Questa è una menzogna culturale che alimenta la "cultura dello stupro". Se un uomo, magari giovane o in una fase di fragilità emotiva, si abitua a un mondo in cui il "no" non esiste, come reagirà di fronte alla complessità di una donna reale? La donna in carne ed ossa, con i suoi tempi, i suoi rifiuti, la sua dignità e i suoi diritti, verrà percepita come un "errore", un ostacolo intollerabile rispetto alla docilità della macchina. La tolleranza alla frustrazione si azzera, e il rifiuto reale rischia di scatenare una rabbia narcisistica che non conosce freni inibitori, perché quei freni sono stati erosi da ore di esercizio al dominio indisturbato.
Conclusioni
Non possiamo liquidare questi "siti" come semplici sciocchezze. Essi rappresentano una regressione verso una forma di infantilismo onnipotente e pericoloso. Stiamo permettendo la diffusione di strumenti che insegnano che l'altro è un oggetto a disposizione, privo di sovranità sul proprio corpo e sul proprio destino.
La società civile deve prendere atto che la tecnologia, quando priva di etica, non è neutrale. In questo caso, essa non si limita a mercificare il corpo (cosa già grave), ma mercifica e distorce la volontà stessa, addestrando le menti alla prevaricazione. Difendere la dignità delle relazioni umane significa oggi, più che mai, rifiutare la scorciatoia del controllo totale e riscoprire il valore insostituibile, anche se faticoso, del rispetto per la libertà altrui.
Non bastano le riforme di legge, non bastano gli articoli sui giornali, non basta crocifiggere spaventapasseri, non bastano patinate trasmissioni televisive nelle quali la presentatrice di turno, inalberato un nobile sguardo dolente, racconti vicende che poi realmente non interessano nessuno se non le povere vittime.
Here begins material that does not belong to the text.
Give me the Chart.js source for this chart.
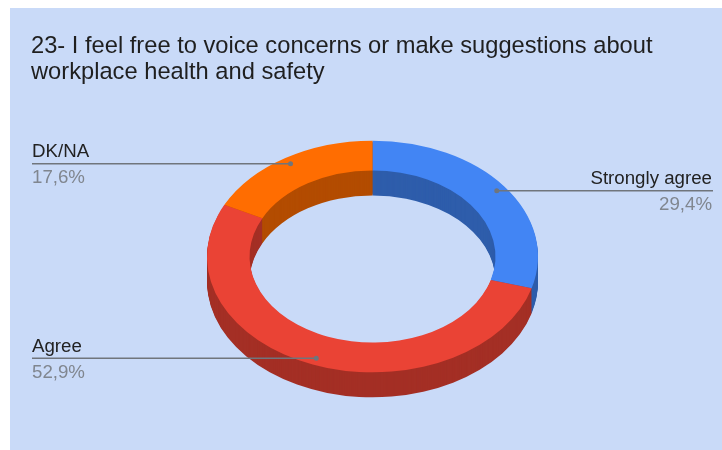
<!DOCTYPE html>
<html>
<head>
<meta charset="utf-8">
<script src="https://cdn.jsdelivr.net/npm/chart.js@4.4.1/dist/chart.umd.min.js"></script>
<style>
    body { margin: 0; background: #fff; }
    canvas { display: block; }
</style>
</head>
<body>
<canvas id="donutChart" width="722" height="450"></canvas>
<script>
const titleLines = ["23- I feel free to voice concerns or make suggestions about", "workplace health and safety"];
const categories = ["Strongly agree", "Agree", "DK/NA"];
const responses = [5, 9, 3];

const topColors = ["#4285f4", "#ea4335", "#ff6d01"];
const sideColors = ["#2e5dab", "#a42f25", "#b34c01"];

const TILT = 0.7;     // vertical squash of the ring
const DEPTH = 25;     // height of the 3d wall in px
const FONT = '"Liberation Sans", Arial, sans-serif';

// squash around the ring centre, optionally pushed down by dy
function tilt(ctx, cy, dy) {
    ctx.translate(0, cy + dy);
    ctx.scale(1, TILT);
    ctx.translate(0, -cy);
}

const backgroundPlugin = {
    id: "background",
    beforeDraw(chart) {
        const ctx = chart.ctx;
        ctx.save();
        ctx.fillStyle = "#ffffff";
        ctx.fillRect(0, 0, chart.width, chart.height);
        ctx.fillStyle = "#c9daf8";
        ctx.fillRect(10, 8, chart.width - 10, chart.height - 8);
        ctx.restore();
    }
};

const extrudePlugin = {
    id: "extrude",
    beforeDatasetsDraw(chart) {
        const ctx = chart.ctx;
        const arcs = chart.getDatasetMeta(0).data;

        for (let d = DEPTH; d > 0; d--) {
            arcs.forEach((arc, i) => {
                ctx.save();
                tilt(ctx, arc.y, d);
                ctx.beginPath();
                ctx.arc(arc.x, arc.y, arc.outerRadius, arc.startAngle, arc.endAngle);
                ctx.arc(arc.x, arc.y, arc.innerRadius, arc.endAngle, arc.startAngle, true);
                ctx.closePath();
                ctx.fillStyle = sideColors[i];
                ctx.fill();
                ctx.restore();
            });
        }

        // top face gets drawn by chart.js inside this transform
        ctx.save();
        tilt(ctx, arcs[0].y, 0);
    },
    afterDatasetsDraw(chart) {
        chart.ctx.restore();
    }
};

const labelsPlugin = {
    id: "labels",
    afterDraw(chart) {
        const ctx = chart.ctx;
        const arcs = chart.getDatasetMeta(0).data;
        const total = responses.reduce((a, b) => a + b, 0);

        ctx.save();
        ctx.fillStyle = "#1f1f1f";
        ctx.font = `23.7px ${FONT}`;
        ctx.textAlign = "left";
        ctx.textBaseline = "alphabetic";
        ctx.fillText(titleLines[0], 31, 53);
        ctx.fillText(titleLines[1], 31, 78.5);

        arcs.forEach((arc, i) => {
            const mid = (arc.startAngle + arc.endAngle) / 2;
            const r = arc.innerRadius + 0.77 * (arc.outerRadius - arc.innerRadius);
            const px = arc.x + r * Math.cos(mid);
            const py = arc.y + r * Math.sin(mid) * TILT;
            const onLeft = Math.cos(mid) < 0;
            const edge = onLeft ? 32 : 713;

            ctx.strokeStyle = "#70757c";
            ctx.lineWidth = 1.5;
            ctx.beginPath();
            ctx.moveTo(edge, py);
            ctx.lineTo(px, py);
            ctx.stroke();

            ctx.fillStyle = "#70757c";
            ctx.beginPath();
            ctx.arc(px, py, 2.5, 0, Math.PI * 2);
            ctx.fill();

            const pct = (responses[i] / total * 100).toFixed(1).replace(".", ",") + "%";
            ctx.font = `18.7px ${FONT}`;
            ctx.textAlign = onLeft ? "left" : "right";
            ctx.fillStyle = "#222222";
            ctx.fillText(categories[i], onLeft ? edge : edge - 1, py - 6.5);
            ctx.fillStyle = "#80868f";
            ctx.fillText(pct, onLeft ? edge : edge - 1, py + 19.5);
        });
        ctx.restore();
    }
};

const ctx = document.getElementById("donutChart").getContext("2d");

new Chart(ctx, {
    type: "doughnut",
    data: {
        labels: categories,
        datasets: [{
            data: responses,
            backgroundColor: topColors,
            borderWidth: 0,
            hoverOffset: 0,
            clip: false
        }]
    },
    options: {
        responsive: false,
        animation: false,
        events: [],
        cutout: "74.3%",
        layout: {
            padding: { left: 207, top: 91, right: 184, bottom: 28 }
        },
        plugins: {
            legend: { display: false },
            title: { display: false },
            tooltip: { enabled: false }
        }
    },
    plugins: [backgroundPlugin, extrudePlugin, labelsPlugin]
});
</script>
</body>
</html>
Quello è solo l'ennesima forma di mercantilismo del dolore.
Occorre invece che l'insaziabile bramosia di denaro che l'uomo contemporaneo manifesta, sia arginata, contrastata e vinta con una lunga rivoluzione culturale, pervasiva e convinta, che purtroppo però non conviene a chi dei soldi fa il proprio unico obiettivo.
Si dice che la AI faccia paura: a me fa paura l'essere umano che è pronto a speculare anche sulle fragilità di giovani confusi senza la minima esitazione, pur sapendo che le conseguenze sociali saranno devastanti.